Released 9/28/18 by Universal/Bluebird Photoplays; Director: Allan Holubar; Screenplay: Allan Holubar, from the story Discipline of Ginevra by Harold Vickers; 5 reels
CAST: Dorothy Phillips (Genevra French), William Stowell (Laurence Tabor), Lon Chaney (Jack Lanchome), George Fawcett (Major French), Clarissa Selwyn (Aunt Harriet), Gloria Joy (Genevra as a Girl), Una Fleming (Dancer), Charles Mailes, ZaSu Pitts, Mrs. Griffith, William Burgess, William H. Bainbridge, George Lewis
SYNOPSIS: Major French governs his daughter Genevra with the strictest of discipline, and he constantly shelters her from the outside world. She gradually comes to realize that she has missed something out of life, and she plans to escape from her father's iron rule. She buys a book titled How to Attract the Opposite Sex and uses this as a guide to her worldly adventures. She selects Lawrence Tabor, a confirmed bachelor, as the object of her experiment, and pursues him until he agrees to marry her. Her father approves of the marriage since Tabor comes from a good family, but as they start on their honeymoon, Genevra tells Lawrence that she does not love him and that she only married him to escape from her father. He is heartbroken, but continues with the unhappy marriage. Genevra meets Jack Lanchome, an idle playboy, who invites her out for a private supper. He locks the door of their room and assaults her, and Tabor arrives just in time to save her. Genevra is badly shaken by the experience, realizes her true love for her husband, and promises to settle down. The next day, Lanchome arrives in Tabor's office, and Lawrence writes him a check, as the entire scene has been framed to bring Genevra to her senses. Lanchome refuses the check, saying it is the first worthwhile thing he has ever done in his life. Furthermore, he has enlisted in the army and is going off to fight for France.
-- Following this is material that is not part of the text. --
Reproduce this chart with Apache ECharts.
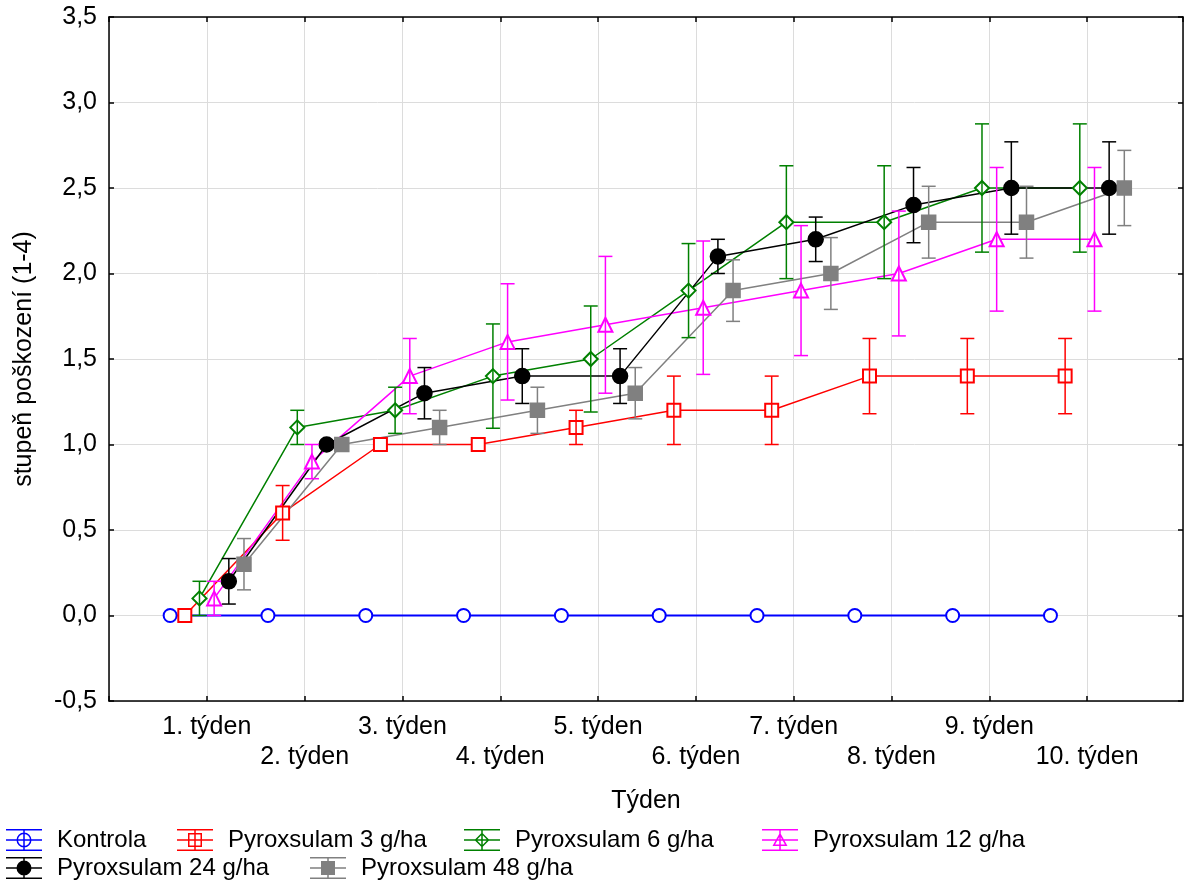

"There is a strong vein of humor through the whole picture, otherwise it would be hopelessly uninteresting...The photography is sharp and clear and the settings are in keeping with the story." ---Variety
NOTES: This bit of fluff is an excellent example of why Chaney chose to leave Universal. Released after he had already left the studio, advertising notes to exhibitors recommended playing up Dorothy Phillips, and to stress the light-hearted nature of the film. Motion Picture News gave the following advice: "People like happy pictures these days, especially productions in which there is interest with the happiness. A good line to use in your advertising is: It is a happy picture.